WORK TO DO: Would you write out the listing verbatim and skip every picture in it?

COLLECTED DATA:
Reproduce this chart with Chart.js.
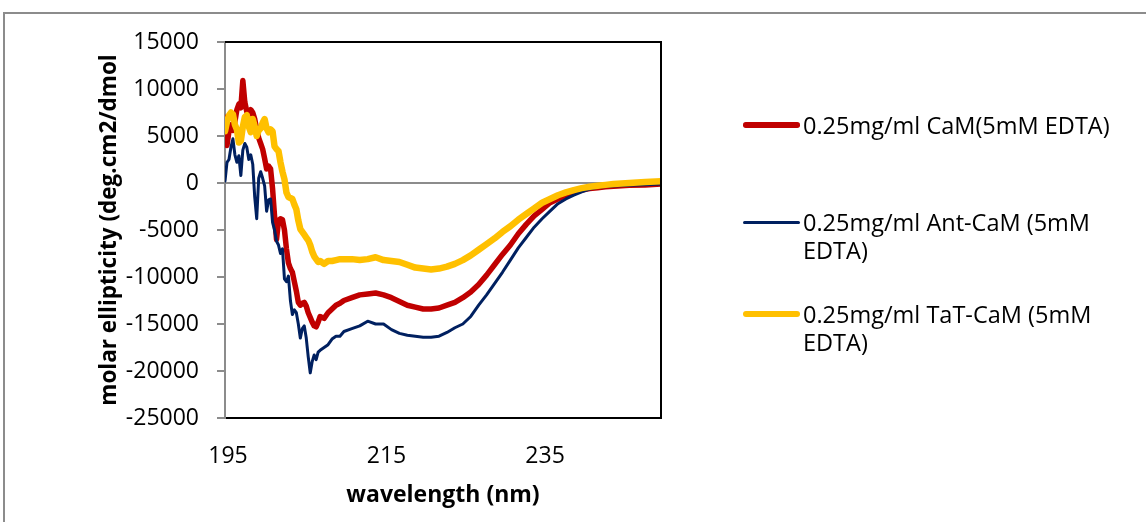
<!DOCTYPE html>
<html>
<head>
<meta charset="utf-8">
<script src="https://cdn.jsdelivr.net/npm/chart.js@4.4.1/dist/chart.umd.min.js"></script>
<style>
html,body{margin:0;padding:0;background:#fff;}
#wrap{position:relative;width:1146px;height:522px;overflow:hidden;background:#fff;}
#c{position:absolute;left:0;top:0;}
.frame{position:absolute;left:3px;top:12px;width:1200px;height:600px;border-left:2px solid #8c8c8c;border-top:2px solid #8c8c8c;}
.leg{position:absolute;left:803px;width:330px;font-family:"Open Sans";font-size:23.5px;line-height:28px;color:#000;white-space:normal;}
.sw{position:absolute;left:743px;width:57px;}
</style>
</head>
<body>
<div id="wrap">
<div class="frame"></div>
<canvas id="c" width="1146" height="522"></canvas>
</div>
<script>
// ---- data ----
const wavelength = [
195.00,195.25,195.50,195.75,196.00,196.25,196.50,196.75,197.00,197.25,197.50,197.75,
198.00,198.25,198.50,198.75,199.00,199.25,199.50,199.75,200.00,200.25,200.50,200.75,
201.00,201.25,201.50,201.75,202.00,202.25,202.50,202.75,203.00,203.25,203.50,203.75,
204.00,204.25,204.50,204.75,205.00,205.25,205.50,205.75,206.00,206.25,206.50,206.75,
207.00,207.5,208,208.5,209,209.5,210,
211,212,213,214,215,216,217,218,219,220,221,222,223,224,225,226,227,228,229,230,
231,232,233,234,235,236,237,238,239,240,241,242,243,244,
246,248,250];

const camEDTA = [
7000,4000,5500,6200,5600,6500,7800,8400,8000,10900,8600,7600,
7300,7800,7500,6800,5700,4800,4200,3600,2600,1500,1800,1500,
-600,-3500,-6000,-4000,-3800,-3900,-5000,-7000,-8500,-9100,-9500,-10500,
-11500,-12700,-13000,-12800,-12700,-13100,-13800,-14300,-14800,-15200,-15300,-14800,
-14200,-14400,-13800,-13400,-13000,-12800,-12500,
-12200,-11900,-11800,-11700,-11900,-12200,-12600,-13000,-13200,-13400,-13400,-13300,-13000,-12700,-12200,-11600,-10800,-9800,-8700,-7600,
-6600,-5400,-4400,-3500,-2800,-2100,-1700,-1300,-1000,-750,-600,-500,-400,-350,
-250,-200,-100];

const antCamEDTA = [
200,2200,2500,3800,4700,3000,2200,2900,800,3500,4200,3800,
2500,3000,2000,-1500,-3800,500,1200,500,-300,-3000,-1800,-1700,
-4200,-5000,-6200,-6600,-7500,-7000,-10200,-10500,-9900,-12500,-14000,-13500,
-13800,-15000,-16500,-15500,-15200,-16500,-18500,-20200,-19000,-18300,-18800,-18000,
-17800,-17500,-17200,-16600,-16300,-16300,-15800,
-15500,-15200,-14700,-15000,-15000,-15600,-16000,-16200,-16300,-16400,-16400,-16300,-15900,-15400,-15000,-14200,-13000,-11900,-10700,-9500,
-8200,-6900,-5800,-4700,-3800,-3000,-2200,-1700,-1300,-950,-650,-450,-380,-330,
-250,-180,-100];

const tatCamEDTA = [
5500,6500,7200,7500,7300,6200,5700,4300,4500,6000,7000,7200,
6000,5400,6800,6000,5000,5600,5800,6400,6800,5800,5400,5700,
5500,3900,3600,3400,2200,1200,400,-1000,-1500,-1600,-1700,-2300,
-2800,-4000,-4900,-5200,-5500,-5800,-6100,-6600,-7300,-7800,-8100,-8400,
-8300,-8600,-8300,-8300,-8200,-8100,-8100,
-8100,-8200,-8100,-7900,-8200,-8300,-8400,-8700,-9000,-9100,-9200,-9100,-8900,-8600,-8200,-7700,-7100,-6500,-5900,-5200,
-4600,-3900,-3300,-2700,-2100,-1700,-1300,-1000,-750,-550,-400,-300,-200,-100,
0,100,200];

const seriesLabels = ['0.25mg/ml CaM(5mM EDTA)', '0.25mg/ml Ant-CaM (5mM EDTA)', '0.25mg/ml TaT-CaM (5mM EDTA)'];
const xTicks = [195, 215, 235];
const yTicks = [15000, 10000, 5000, 0, -5000, -10000, -15000, -20000, -25000];

// ---- styling ----
const colors = ['#C00000', '#002060', '#FFC000'];
const widths = [5.5, 3, 6.5];
const FONT = '"Open Sans"';

const seriesValues = [camEDTA, antCamEDTA, tatCamEDTA];
const datasets = seriesValues.map((vals, i) => ({
  label: seriesLabels[i],
  data: wavelength.map((w, j) => ({x: w, y: vals[j]})),
  borderColor: colors[i],
  backgroundColor: colors[i],
  borderWidth: widths[i],
  pointRadius: 0,
  tension: 0,
  fill: false,
  borderJoinStyle: 'round',
  borderCapStyle: 'round',
  order: 2 - i
}));

const boxPlugin = {
  id: 'box',
  afterDatasetsDraw(chart) {
    const {ctx, chartArea: a} = chart;
    ctx.save();
    ctx.strokeStyle = '#000';
    ctx.lineWidth = 2;
    ctx.beginPath();
    ctx.moveTo(a.left, a.top);
    ctx.lineTo(a.right, a.top);
    ctx.lineTo(a.right, a.bottom);
    ctx.stroke();
    ctx.restore();
  }
};

new Chart(document.getElementById('c'), {
  type: 'line',
  data: {datasets},
  plugins: [boxPlugin],
  options: {
    responsive: false,
    animation: false,
    events: [],
    layout: {padding: {left: 0, top: 42, right: 485, bottom: 0}},
    plugins: {legend: {display: false}, tooltip: {enabled: false}},
    scales: {
      x: {
        type: 'linear',
        min: 195, max: 250,
        afterBuildTicks: s => { s.ticks = xTicks.map(v => ({value: v})); },
        afterFit: s => { s.height = 104; },
        grid: {display: false, drawTicks: false},
        border: {display: true, color: '#000', width: 2},
        ticks: {font: {family: FONT, size: 23}, color: '#000', padding: 25, labelOffset: 3, maxRotation: 0,
                callback: v => String(v)},
        title: {display: true, text: 'wavelength (nm)', color: '#000',
                font: {family: FONT, size: 23, weight: 'bold'}, padding: {top: 0, bottom: 13}}
      },
      y: {
        type: 'linear',
        min: -25000, max: 15000,
        afterBuildTicks: s => { s.ticks = yTicks.map(v => ({value: v})); },
        afterFit: s => { s.width = 225; },
        grid: {
          color: c => (c.tick && c.tick.value === 0) ? '#8c8c8c' : 'rgba(0,0,0,0)',
          tickColor: '#8c8c8c', tickLength: 8, lineWidth: 2
        },
        border: {display: true, color: '#8c8c8c', width: 2},
        ticks: {font: {family: FONT, size: 23}, color: '#000', padding: 18, callback: v => String(v)},
        title: {display: true, text: 'molar ellipticity (deg.cm2/dmol', color: '#000',
                font: {family: FONT, size: 22.5, weight: 'bold'}, padding: {top: 96, bottom: 0}}
      }
    }
  }
});

// ---- legend (HTML) ----
const wrap = document.getElementById('wrap');
const legendCenters = [125, 222, 314];
seriesLabels.forEach((lab, i) => {
  const sw = document.createElement('div');
  sw.className = 'sw';
  sw.style.top = (legendCenters[i] - widths[i] / 2) + 'px';
  sw.style.height = widths[i] + 'px';
  sw.style.background = colors[i];
  sw.style.borderRadius = (widths[i] / 2) + 'px';
  wrap.appendChild(sw);
  const t = document.createElement('div');
  t.className = 'leg';
  t.style.top = (legendCenters[i] - 14) + 'px';
  t.textContent = lab;
  wrap.appendChild(t);
});
</script>
</body>
</html>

EXPECTED OUTPUT:
Reproduce this chart with Chart.js.
<!DOCTYPE html>
<html>
<head>
<meta charset="utf-8">
<script src="https://cdn.jsdelivr.net/npm/chart.js@4.4.1/dist/chart.umd.min.js"></script>
<style>
html,body{margin:0;padding:0;background:#fff;}
#wrap{position:relative;width:1146px;height:522px;overflow:hidden;background:#fff;}
#c{position:absolute;left:0;top:0;}
.frame{position:absolute;left:3px;top:12px;width:1200px;height:600px;border-left:2px solid #8c8c8c;border-top:2px solid #8c8c8c;}
.leg{position:absolute;left:803px;width:330px;font-family:"Open Sans";font-size:23.5px;line-height:28px;color:#000;white-space:normal;}
.sw{position:absolute;left:743px;width:57px;}
</style>
</head>
<body>
<div id="wrap">
<div class="frame"></div>
<canvas id="c" width="1146" height="522"></canvas>
</div>
<script>
// ---- data ----
const wavelength = [
195.00,195.25,195.50,195.75,196.00,196.25,196.50,196.75,197.00,197.25,197.50,197.75,
198.00,198.25,198.50,198.75,199.00,199.25,199.50,199.75,200.00,200.25,200.50,200.75,
201.00,201.25,201.50,201.75,202.00,202.25,202.50,202.75,203.00,203.25,203.50,203.75,
204.00,204.25,204.50,204.75,205.00,205.25,205.50,205.75,206.00,206.25,206.50,206.75,
207.00,207.5,208,208.5,209,209.5,210,
211,212,213,214,215,216,217,218,219,220,221,222,223,224,225,226,227,228,229,230,
231,232,233,234,235,236,237,238,239,240,241,242,243,244,
246,248,250];

const camEDTA = [
7000,4000,5500,6200,5600,6500,7800,8400,8000,10900,8600,7600,
7300,7800,7500,6800,5700,4800,4200,3600,2600,1500,1800,1500,
-600,-3500,-6000,-4000,-3800,-3900,-5000,-7000,-8500,-9100,-9500,-10500,
-11500,-12700,-13000,-12800,-12700,-13100,-13800,-14300,-14800,-15200,-15300,-14800,
-14200,-14400,-13800,-13400,-13000,-12800,-12500,
-12200,-11900,-11800,-11700,-11900,-12200,-12600,-13000,-13200,-13400,-13400,-13300,-13000,-12700,-12200,-11600,-10800,-9800,-8700,-7600,
-6600,-5400,-4400,-3500,-2800,-2100,-1700,-1300,-1000,-750,-600,-500,-400,-350,
-250,-200,-100];

const antCamEDTA = [
200,2200,2500,3800,4700,3000,2200,2900,800,3500,4200,3800,
2500,3000,2000,-1500,-3800,500,1200,500,-300,-3000,-1800,-1700,
-4200,-5000,-6200,-6600,-7500,-7000,-10200,-10500,-9900,-12500,-14000,-13500,
-13800,-15000,-16500,-15500,-15200,-16500,-18500,-20200,-19000,-18300,-18800,-18000,
-17800,-17500,-17200,-16600,-16300,-16300,-15800,
-15500,-15200,-14700,-15000,-15000,-15600,-16000,-16200,-16300,-16400,-16400,-16300,-15900,-15400,-15000,-14200,-13000,-11900,-10700,-9500,
-8200,-6900,-5800,-4700,-3800,-3000,-2200,-1700,-1300,-950,-650,-450,-380,-330,
-250,-180,-100];

const tatCamEDTA = [
5500,6500,7200,7500,7300,6200,5700,4300,4500,6000,7000,7200,
6000,5400,6800,6000,5000,5600,5800,6400,6800,5800,5400,5700,
5500,3900,3600,3400,2200,1200,400,-1000,-1500,-1600,-1700,-2300,
-2800,-4000,-4900,-5200,-5500,-5800,-6100,-6600,-7300,-7800,-8100,-8400,
-8300,-8600,-8300,-8300,-8200,-8100,-8100,
-8100,-8200,-8100,-7900,-8200,-8300,-8400,-8700,-9000,-9100,-9200,-9100,-8900,-8600,-8200,-7700,-7100,-6500,-5900,-5200,
-4600,-3900,-3300,-2700,-2100,-1700,-1300,-1000,-750,-550,-400,-300,-200,-100,
0,100,200];

const seriesLabels = ['0.25mg/ml CaM(5mM EDTA)', '0.25mg/ml Ant-CaM (5mM EDTA)', '0.25mg/ml TaT-CaM (5mM EDTA)'];
const xTicks = [195, 215, 235];
const yTicks = [15000, 10000, 5000, 0, -5000, -10000, -15000, -20000, -25000];

// ---- styling ----
const colors = ['#C00000', '#002060', '#FFC000'];
const widths = [5.5, 3, 6.5];
const FONT = '"Open Sans"';

const seriesValues = [camEDTA, antCamEDTA, tatCamEDTA];
const datasets = seriesValues.map((vals, i) => ({
  label: seriesLabels[i],
  data: wavelength.map((w, j) => ({x: w, y: vals[j]})),
  borderColor: colors[i],
  backgroundColor: colors[i],
  borderWidth: widths[i],
  pointRadius: 0,
  tension: 0,
  fill: false,
  borderJoinStyle: 'round',
  borderCapStyle: 'round',
  order: 2 - i
}));

const boxPlugin = {
  id: 'box',
  afterDatasetsDraw(chart) {
    const {ctx, chartArea: a} = chart;
    ctx.save();
    ctx.strokeStyle = '#000';
    ctx.lineWidth = 2;
    ctx.beginPath();
    ctx.moveTo(a.left, a.top);
    ctx.lineTo(a.right, a.top);
    ctx.lineTo(a.right, a.bottom);
    ctx.stroke();
    ctx.restore();
  }
};

new Chart(document.getElementById('c'), {
  type: 'line',
  data: {datasets},
  plugins: [boxPlugin],
  options: {
    responsive: false,
    animation: false,
    events: [],
    layout: {padding: {left: 0, top: 42, right: 485, bottom: 0}},
    plugins: {legend: {display: false}, tooltip: {enabled: false}},
    scales: {
      x: {
        type: 'linear',
        min: 195, max: 250,
        afterBuildTicks: s => { s.ticks = xTicks.map(v => ({value: v})); },
        afterFit: s => { s.height = 104; },
        grid: {display: false, drawTicks: false},
        border: {display: true, color: '#000', width: 2},
        ticks: {font: {family: FONT, size: 23}, color: '#000', padding: 25, labelOffset: 3, maxRotation: 0,
                callback: v => String(v)},
        title: {display: true, text: 'wavelength (nm)', color: '#000',
                font: {family: FONT, size: 23, weight: 'bold'}, padding: {top: 0, bottom: 13}}
      },
      y: {
        type: 'linear',
        min: -25000, max: 15000,
        afterBuildTicks: s => { s.ticks = yTicks.map(v => ({value: v})); },
        afterFit: s => { s.width = 225; },
        grid: {
          color: c => (c.tick && c.tick.value === 0) ? '#8c8c8c' : 'rgba(0,0,0,0)',
          tickColor: '#8c8c8c', tickLength: 8, lineWidth: 2
        },
        border: {display: true, color: '#8c8c8c', width: 2},
        ticks: {font: {family: FONT, size: 23}, color: '#000', padding: 18, callback: v => String(v)},
        title: {display: true, text: 'molar ellipticity (deg.cm2/dmol', color: '#000',
                font: {family: FONT, size: 22.5, weight: 'bold'}, padding: {top: 96, bottom: 0}}
      }
    }
  }
});

// ---- legend (HTML) ----
const wrap = document.getElementById('wrap');
const legendCenters = [125, 222, 314];
seriesLabels.forEach((lab, i) => {
  const sw = document.createElement('div');
  sw.className = 'sw';
  sw.style.top = (legendCenters[i] - widths[i] / 2) + 'px';
  sw.style.height = widths[i] + 'px';
  sw.style.background = colors[i];
  sw.style.borderRadius = (widths[i] / 2) + 'px';
  wrap.appendChild(sw);
  const t = document.createElement('div');
  t.className = 'leg';
  t.style.top = (legendCenters[i] - 14) + 'px';
  t.textContent = lab;
  wrap.appendChild(t);
});
</script>
</body>
</html>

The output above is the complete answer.